I've seen a lot of discussion recently about Twitter and how easy it is to spam your followers. This is a very hot topic and many people feel very strongly about it. Some feel that Twitter is a broadcast program and a lot of promotion is normal and encouraged. Others say it is social media and that promotion is a huge turn-off.
I fall somewhere in the middle, but closer to the turn-off side. I am perfectly ok with someone promoting their books once in awhile, or posting a link to their newest blog or a cool contest they've seen or are part of. How else am I going to know about those things if you don't post them on occasion? However, I also think writers should adhere to the "passive promotion" philosophy I've discussed. Twitter use falls into that category.

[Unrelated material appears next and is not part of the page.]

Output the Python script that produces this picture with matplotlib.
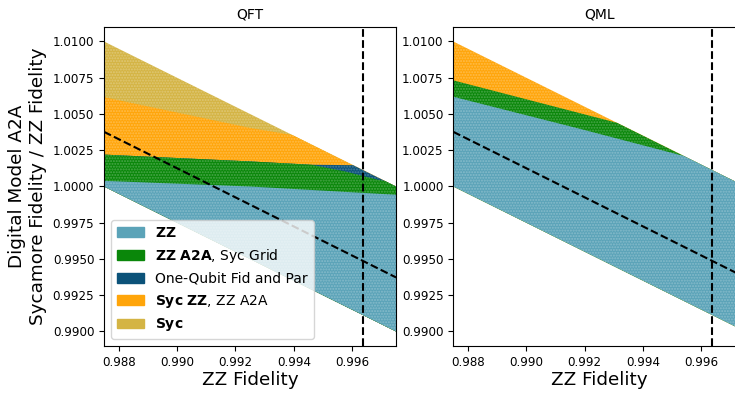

The easiest way to alienate someone on Twitter (especially me) is to only promote your books. If every tweet I see from you is about your latest and greatest, I'm going to grow bored very quickly and unfollow. I don't want to see six tweets a day about that 5-star review you got three months ago. I simply do not care. In fact, it makes me want not to read your books just to spite you. That may seem petty, but it's true.
So how do you promote yourself without being annoying? Be a real person. Engage with others, post interesting articles and other information that doesn't relate to you or your books, just be real. Unless you're already on par with Charlaine Harris and Jim Butcher, you can't get away with being an elitist. Sorry, but you're just not that cool. Your readers want to be able to relate to you and Twitter is a great way to interact with them. Twitter is an even better way to interact with potential readers. Just recently, someone I chatted with on Twitter decided to read my books. And she liked them and shared them with her friends. I gained readers, simply by being me.
I also hate it (and I mean I really, truly hate it) when I follow someone and the first interaction we have is a DM from them telling me to buy their books. Sometimes, I'll be annoyed enough to unfollow right then. It is simply not ok to assault my DM box like that. There is a very good chance I will never buy your book, because you've shown yourself as being obnoxious. I don't want to support obnoxious people when there are plenty of really interesting, unpushy people out there.
I want to mention one more thing: Follow Friday (#FF) and Writer Wednesday (#WW). Simply posting lists of people will get you nowhere. There is absolutely no reason for anyone to click on those people and follow them. You need to give valid reasons and limit it to a few people a week. If you want to gain your Twitter buddies followers, you need to tell people WHY they should be followed and not just toss lists of names at them. Those people who post half a dozen #FF lists annoy the heck out of me.
One last note to leave you with: Don't follow anyone you don't want to. Twitter isn't a "I'll follow you if you follow me" venue, despite what many people think. It is a way for you to follow people you find interesting. You should not in any way, shape, or form feel obligated to follow someone just because they followed you. And those who unfollow anyone who doesn't follow them... well, more power to them. It's their choice, but they're losing out on valuable streams of information over pettiness.